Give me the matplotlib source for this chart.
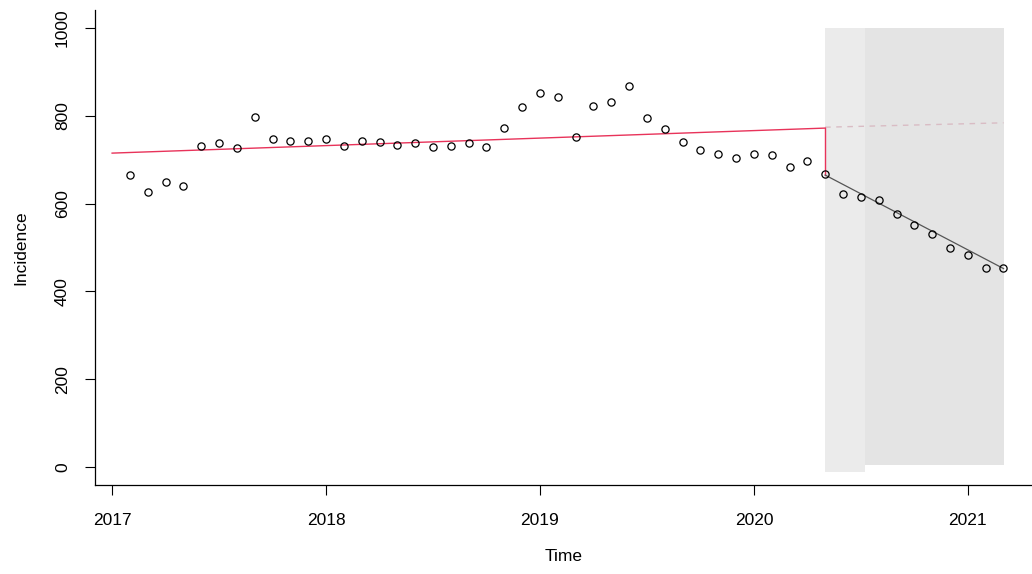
import numpy as np
import matplotlib.pyplot as plt

plt.rcParams['font.family'] = ['Liberation Sans', 'DejaVu Sans']

# monthly observations, Feb 2017 .. Mar 2021
start_year = 2017
months = np.arange(1, 51)
incidence = [665, 626, 649, 640, 731, 738, 727, 797, 747, 743, 743, 747,
             731, 743, 740, 733, 738, 729, 731, 738, 729, 772, 820, 852,
             843, 752, 822, 831, 868, 795, 770, 740, 722, 713, 704, 713,
             711, 683, 697, 667, 622, 615, 608, 576, 551, 531, 499, 483,
             453, 453]

# fitted segments of the interrupted time series
pre_time = [2017.0, 2020.333]
pre_fit = [715, 772]
post_time = [2020.333, 2021.167]
post_fit = [665, 452]
cf_fit = [774, 784]
shade_time = [2020.333, 2021.167]
shade_split = 2020.52
shade_y = [-12, 1000]

time = start_year + months / 12.0

fig = plt.figure(figsize=(10.32, 5.74), dpi=100)
ax = fig.add_axes([95 / 1032, 1 - 485 / 574, 1 - 95 / 1032, (485 - 10) / 574])

# shaded post-intervention window (lighter strip at its start)
ax.fill_between([shade_time[0], shade_split], shade_y[0], shade_y[1], color='#ebebeb', lw=0, zorder=1)
ax.fill_between([shade_split, shade_time[1]], 5, shade_y[1], color='#e4e4e4', lw=0, zorder=1)
ax.plot(post_time, cf_fit, color='#d9bcc4', lw=1, ls=(0, (4, 4)), zorder=2)
ax.plot(pre_time, pre_fit, color='#e8335a', lw=1, zorder=3)
ax.plot([pre_time[1], pre_time[1]], [pre_fit[1], post_fit[0]], color='#e8335a', lw=1, zorder=3)
ax.plot(post_time, post_fit, color='#555555', lw=0.9, zorder=3)
ax.plot(time, incidence, 'o', mfc='none', mec='black', ms=5.2, mew=0.9, zorder=4)

ax.set_xlim(2016.92, 2021.30)
ax.set_ylim(-41, 1041)
ax.set_xticks([2017, 2018, 2019, 2020, 2021])
ax.set_yticks([0, 200, 400, 600, 800, 1000])
ax.set_yticklabels(['0', '200', '400', '600', '800', '1000'], rotation=90, va='center')
ax.tick_params(axis='both', direction='out', length=7, width=0.8, labelsize=12.5)
ax.tick_params(axis='x', pad=13)
ax.tick_params(axis='y', pad=11)
for s in ['top', 'right']:
    ax.spines[s].set_visible(False)
for s in ['left', 'bottom']:
    ax.spines[s].set_linewidth(0.9)

ax.set_xlabel('Time', fontsize=12.5, labelpad=15)
ax.set_ylabel('Incidence', fontsize=12.5, labelpad=19)

fig.savefig('out.png', dpi=100)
------------------------------------------------------------------------
Set the lines above down again, word for word, from the first through the one containing "ax = fig.add_axes([95"; pictures excluded.

» Final result
Give me the matplotlib source for this chart.
import numpy as np
import matplotlib.pyplot as plt

plt.rcParams['font.family'] = ['Liberation Sans', 'DejaVu Sans']

# monthly observations, Feb 2017 .. Mar 2021
start_year = 2017
months = np.arange(1, 51)
incidence = [665, 626, 649, 640, 731, 738, 727, 797, 747, 743, 743, 747,
             731, 743, 740, 733, 738, 729, 731, 738, 729, 772, 820, 852,
             843, 752, 822, 831, 868, 795, 770, 740, 722, 713, 704, 713,
             711, 683, 697, 667, 622, 615, 608, 576, 551, 531, 499, 483,
             453, 453]

# fitted segments of the interrupted time series
pre_time = [2017.0, 2020.333]
pre_fit = [715, 772]
post_time = [2020.333, 2021.167]
post_fit = [665, 452]
cf_fit = [774, 784]
shade_time = [2020.333, 2021.167]
shade_split = 2020.52
shade_y = [-12, 1000]

time = start_year + months / 12.0

fig = plt.figure(figsize=(10.32, 5.74), dpi=100)
ax = fig.add_axes([95 / 1032, 1 - 485 / 574, 1 - 95 / 1032, (485 - 10) / 574])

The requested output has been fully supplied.